Our shader library contains about 2500 vertex and 2500 pixel shaders that are the output of fxc. We load each of them from disk and call CreatePixelShader(), in a relatively tight loop.

This is generally done in 3 seconds, and we proceed with the rest of the game load, and everybody’s happy.

But randomly, very annoyingly, this CreatePixelShader() loop can take 70s. There’s no in-between. It’s either 3s or 70s.

From what I could gather, and from what I see in vtune and task manager, the driver defers the optimization (compilation??) of shaders to allow games to load faster. When this happens, I see a big hump of cpu usage that only ends about 20-30s after the app’s done loading and not using many CPU resources itself. This seems to be the driver’s background optimization pass. This is fine, I’m in the game and ready to play much quicker.

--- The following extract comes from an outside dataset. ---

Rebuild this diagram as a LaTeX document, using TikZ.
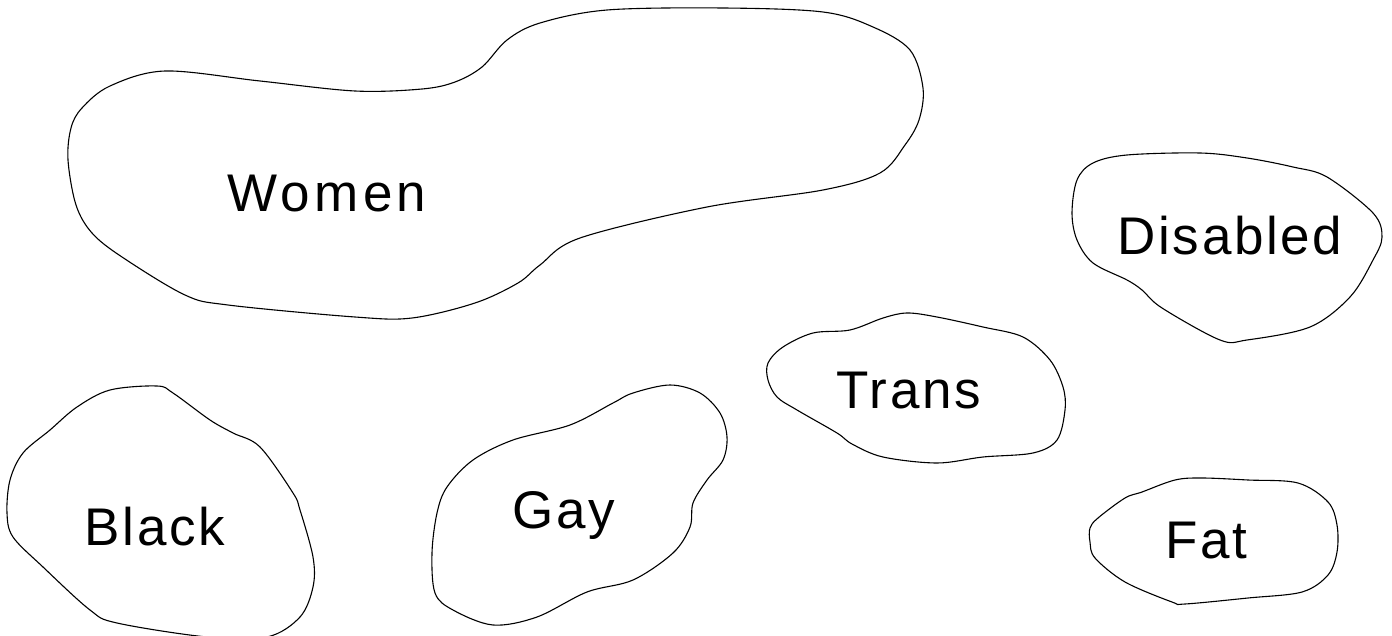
\documentclass[tikz,border=0pt]{standalone}
\usepackage{fontspec}
\setmainfont{Liberation Sans}
\newfontfamily\labfont[LetterSpace=5]{Liberation Sans}
\newfontfamily\labfontw[LetterSpace=8]{Liberation Sans}
\tikzset{
  blob/.style={draw=black, line width=0.55pt, smooth cycle, tension=0.55},
  lab/.style={anchor=base, inner sep=0pt, font=\labfont\fontsize{26.5}{30}\selectfont},
}
\begin{document}
\begin{tikzpicture}[x=0.5pt,y=-0.5pt]
\useasboundingbox (0,0) rectangle (1392,636);
\fill[white] (0,0) rectangle (1392,636);
% Women
\draw[blob] plot coordinates {(165,71) (260,81) (355,91) (422,89) (455,82) (482,67) (507,40) (540,23) (607,10) (723,8) (823,12) (873,27) (910,50) (923,88) (919,120) (905,145) (880,173) (823,190) (707,207) (580,238) (540,265) (518,283) (475,303) (412,318) (355,317) (228,305) (185,295) (122,257) (92,233) (76,205) (68,160) (71,128) (82,108) (110,86)};
% Disabled
\draw[blob] plot coordinates {(1200,153) (1127,155) (1093,163) (1077,180) (1072,213) (1077,240) (1093,263) (1127,280) (1142,290) (1162,308) (1220,340) (1247,340) (1310,327) (1350,297) (1373,260) (1382,237) (1373,213) (1327,177) (1293,167) (1247,158)};
% Trans
\draw[blob] plot coordinates {(907,313) (883,318) (850,330) (813,333) (783,347) (768,363) (768,380) (777,397) (797,410) (837,433) (852,444) (883,457) (937,463) (983,457) (1033,453) (1057,440) (1065,410) (1063,387) (1050,360) (1023,337) (983,327) (937,317)};
% Black
\draw[blob] plot coordinates {(157,386) (110,390) (77,407) (50,430) (23,453) (10,480) (7,513) (13,537) (43,567) (90,610) (117,623) (207,637) (267,637) (300,617) (313,587) (313,557) (300,510) (293,493) (260,447) (233,433) (210,420) (173,393)};
% Gay
\draw[blob] plot coordinates {(670,385) (633,393) (613,403) (570,425) (513,440) (473,460) (447,487) (437,513) (432,553) (435,593) (453,610) (493,625) (537,617) (587,592) (633,580) (673,553) (690,527) (693,503) (707,480) (723,460) (727,437) (720,413) (700,393)};
% Fat
\draw[blob] plot coordinates {(1202,478) (1175,480) (1142,492) (1125,498) (1098,518) (1090,528) (1090,542) (1095,558) (1125,582) (1172,602) (1185,604) (1248,598) (1302,592) (1328,575) (1337,552) (1337,525) (1328,502) (1298,483) (1248,480)};
\node[lab, font=\labfontw\fontsize{26.5}{30}\selectfont] (women) at (327,212) {Women};
\node[lab] (disabled) at (1230,255) {Disabled};
\node[lab] (trans) at (909,408) {Trans};
\node[lab] (black) at (155,545) {Black};
\node[lab] (gay) at (564,528) {Gay};
\node[lab] (fat) at (1206,558) {Fat};
\end{tikzpicture}
\end{document}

In the bad case, CreatePixelStader() runs synchronously, taking 10-500ms of time per call versus <0.1ms per call in the async case, less CPU cores are utilized during this slow 70s boot, and there is no high CPU utilizaton hump later. So all of the compilation must have been done synchronously.

According to vtune, the CPU resources used in both the fast and slow cases are from an extremely deep recursive stack with a mix of NVAPI_Thunk and OpenAdapter10 calls inside nvwgf2umx.dll.

This happens with all driver versions, including the latest 331.40.

To reduce the likelihood of the slow load, I’ve added a 3s sleep before the shader library load, and I added a printf between each shader load. Messing with timing in this way seemed to allow the driver to defer the optimization step more often, but we still get the slow loads too often. I don’t understand what is really affecting the driver’s determination of whether to optimize synchronously or asynchronously.

Can anyone shed some light on this behavior?

Thanks a lot!

Just to follow up: The problem happened when we submitted Create*Shader() calls from multiple threads instead of all from the same thread (this was random due to our job scheduler). This causes the driver to go into synchronous shader compilation mode, and you’re supposed to handle loading the cores with shader compiles yourself. We happened to be serializing those calls, which made for the really long load times.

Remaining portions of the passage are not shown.